Los conflictos entre la fauna salvaje y el hombre son tan antiguos como la existencia de la especie humana. En efecto, al aumentar el crecimiento de la población y según retrocedía en muchos países la frontera forestal para dar paso a cambios de uso de la tierra, poblaciones de ciertas especies pasaban a ponerse en riesgo más o menos severo. Con el fin de mitigar dichos riesgos e incluso de luchar contra ciertas extinciones probables de otras especies, diferentes organizaciones, y, en general, de forma muy loable, se han creado para concienciar a la población e intentar parar o cambiar ciertas acciones contrarias a la supervivencia de dichas especies. Sin embargo, en los últimos años se está produciendo un fenómeno inverso, aunque de distinta intensidad: el cambio de uso de tierras motivados fundamentalmente por el abandono de zonas rurales está provocando que poblaciones de algunas especies (quizá el jabalí sea un ejemplo muy claro en España) crezcan sin control y estén provocando numerosos daños tanto a las personas (se estimaban en el año 2011 más de 14000 accidentes al año, cifra que seguro se ha incrementado últimamente), a como a los cultivos (miles de hectáreas al año en toda España). Estos daños en algunas Comunidades Autónomas se evalúan por millones de euros al año. Desafortunadamente, el problema no hace más que crecer y ciertas medidas (ayudas públicas o incluso seguros) no están consiguiendo una satisfacción mínima entre los afectados. En muchos lugares, tienen que ser los propios propietarios agrícolas los que inviertan en medidas para evitar estos daños, o bien dejan de cultivar productos/criar sus animales hartos de sufrir este tipo de consecuencias.
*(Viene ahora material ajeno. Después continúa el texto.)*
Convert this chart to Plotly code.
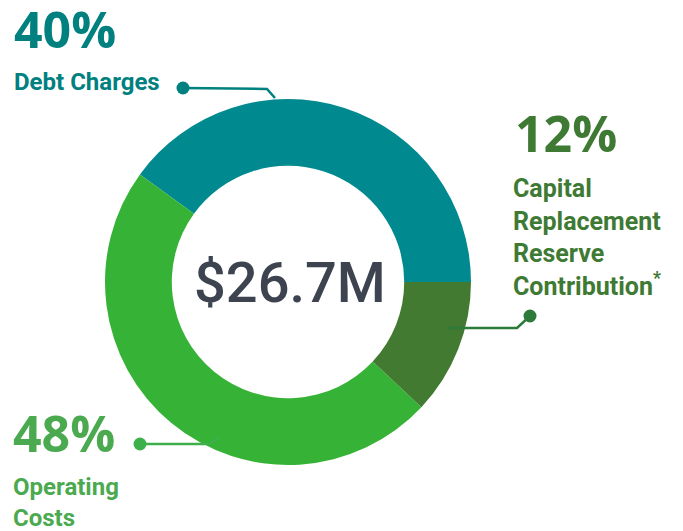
import plotly.graph_objects as go

W, H = 683, 531
labels = ["Debt Charges", "Operating Costs", "Capital Replacement Reserve Contribution"]
values = [40, 48, 12]
colors = ["#008A8F", "#36B336", "#427A31"]
total_label = "$26.7M"

cx, cy, r = 288, 282, 183

fig = go.Figure()
fig.add_trace(go.Pie(
    labels=labels, values=values, hole=0.635, sort=False,
    direction="counterclockwise", rotation=90 - 360 * values[0] / sum(values),
    marker=dict(colors=colors, line=dict(width=0)),
    textinfo="none", hoverinfo="label+percent", showlegend=False,
    domain=dict(x=[(cx - r) / W, (cx + r) / W], y=[(H - cy - r) / H, (H - cy + r) / H]),
))

# invisible pixel-space axes for leader lines
fig.add_trace(go.Scatter(x=[0, W], y=[0, H], mode="markers", marker=dict(opacity=0),
                         hoverinfo="skip", showlegend=False))

LAB = "Roboto"
NUM = "Open Sans"
ann = []
def txt(x, y, s, size, color, font=LAB, bold=True, xanchor="left", yanchor="top", weight=None):
    f = dict(size=size, color=color, family=font)
    if weight:
        f["weight"] = weight
    ann.append(dict(x=x / W, y=1 - y / H, xref="paper", yref="paper",
                    text=(f"<b>{s}</b>" if bold else s), align="left",
                    showarrow=False, xanchor=xanchor, yanchor=yanchor, font=f))

teal_t, dg_t, lg_t = "#00807F", "#3E7A33", "#4BAA50"
txt(12, -7, "40%", 50, teal_t, font=NUM)
txt(12, 66, "Debt Charges", 24, teal_t)
txt(513, 97, "12%", 50, dg_t, font=NUM)
txt(511, 172, "Capital<br>Replacement<br>Reserve<br>Contribution<sup>*</sup>", 25, dg_t)
txt(11, 397, "48%", 50, lg_t, font=NUM)
txt(11, 471, "Operating<br>Costs", 24, lg_t)
txt(cx + 2, cy + 1, total_label, 56, "#3D4450", font="Roboto", bold=False,
    xanchor="center", yanchor="middle", weight=500)

shapes = []
def path(pts, color):
    d = "M " + " L ".join(f"{x},{y}" for x, y in pts)
    shapes.append(dict(type="path", path=d, xref="x", yref="y",
                       line=dict(color=color, width=2.5)))
def dot(x, y, color, rr=6.5):
    shapes.append(dict(type="circle", xref="x", yref="y", x0=x - rr, x1=x + rr,
                       y0=y - rr, y1=y + rr, fillcolor=color, line=dict(width=0)))

path([(183, 88), (267, 89), (275, 98)], "#00807F")
dot(183, 88, "#00807F")
path([(530, 316), (517, 328), (447, 328)], "#2E7A3A")
dot(530, 316, "#2E7A3A")
path([(140, 444), (209, 444), (220, 437)], "#3DB04B")
dot(140, 444, "#3DB04B")

fig.update_layout(
    width=W, height=H, margin=dict(l=0, r=0, t=0, b=0),
    paper_bgcolor="white", plot_bgcolor="rgba(0,0,0,0)",
    xaxis=dict(range=[0, W], visible=False, fixedrange=True),
    yaxis=dict(range=[H, 0], visible=False, fixedrange=True),
    annotations=ann, shapes=shapes, showlegend=False,
)
fig.write_html("out.html", config={"displayModeBar": False},
               post_script="document.body.style.margin='0';")
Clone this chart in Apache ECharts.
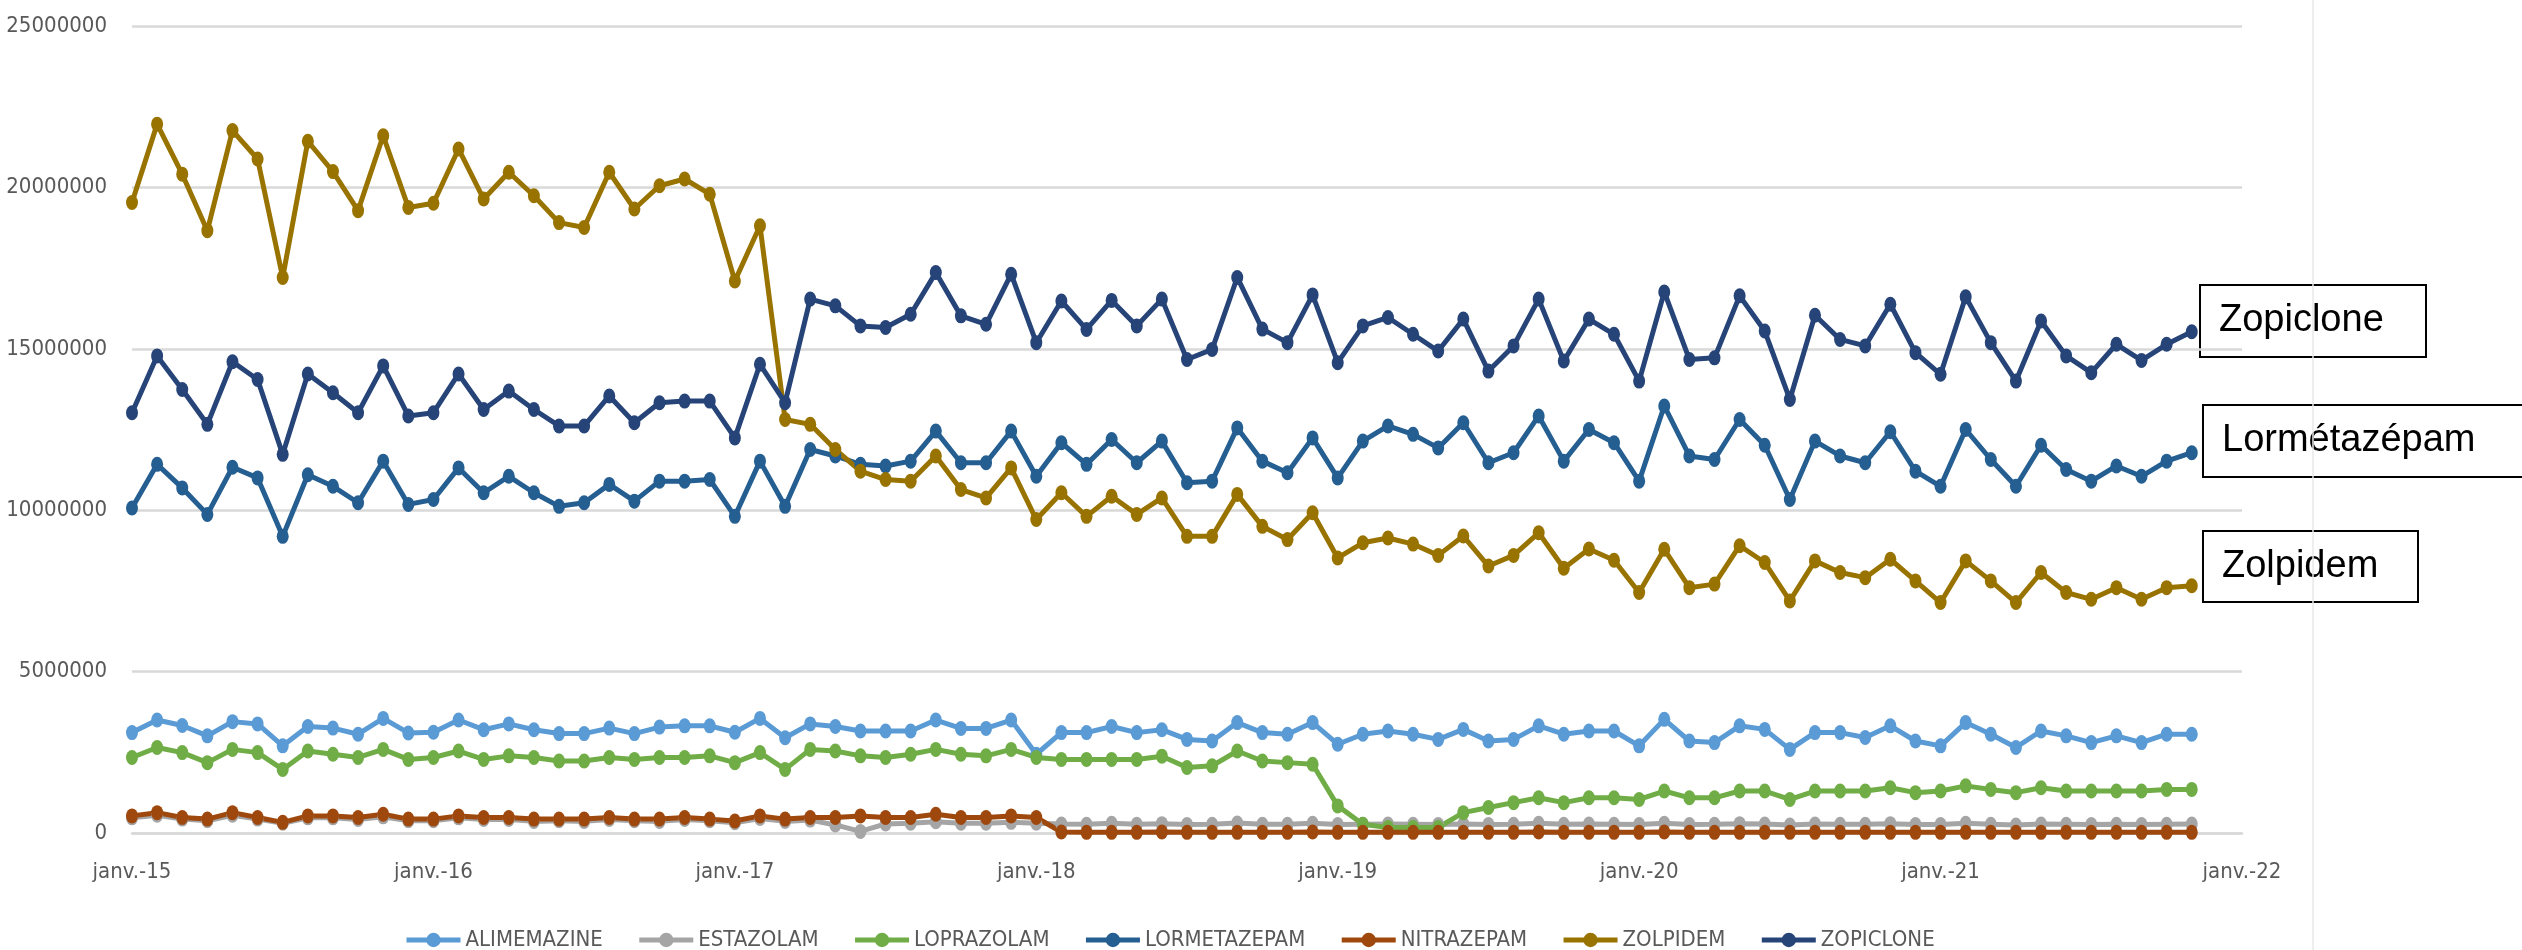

Este tema requeriría mucha más profundización, pero lo que más me llama la atención es la falta de empatía por parte de numerosos sectores de la sociedad que sigue viendo a estos animales como una suerte de animales de compañía que deben ser igual de protegidos que sus propios perros o gatos. No quieren darse cuenta (o, si se dan cuenta, desprecian a lo rural con su actitud) que son animales salvajes cuyas poblaciones han crecido de forma incontrolada y se necesita realizar ese control antaño existente. Asimismo, resulta curioso comprobar cómo parte de ese control se ha dirigido hacia los cazadores, personas que han visto cómo se está continuamente vilipendiando su labor y que, por otro lado, se las ve, de forma injusta, como responsables de este crecimiento incontrolado que sufren los cotos a los que están adscritos. Igual no sería descabellado pensar en que otros agentes deberían, en este ámbito, de velar más por los intereses de los habitantes del medio rural, si es que, por cierto, se le quiere impulsar de verdad.
La solución no pasa por criminalizar a nadie, sino por llegar a consensos más o menos razonables para todos. No se trata de exterminar ninguna especie, sino que se llegue a unas poblaciones aceptables en todos los niveles (ambiental, ecónomico y social), que permita tanto las actividades propias del medio rural a través de programas integrales que incluyan a todos los grupos sociales afectados y focalizados a la problemática de cada área rural. Desafortunadamente estos teóricos programas se ven obstaculizados de inicio por la falta de integración de la gestión del medio rural en España. Para una misma unidad del territorio pueden coexistir planes de gestión forestales, agrícolas y ganaderos, cinegéticos, ambientales… sin que, en general, se procure que las recomendaciones de uno de ellos se aborden en los demás. Esta misma idea de desagregación, por desgracia, se puede ver en los estudios universitarios asociados al medio rural, en las competencias de los ministerios actuales, etc. Por mucha propaganda oficial que se difunda, con estas semillas, mimbres, y crías resulta muy complicado abordar los problemas del rural, empezando por el reto demográfico.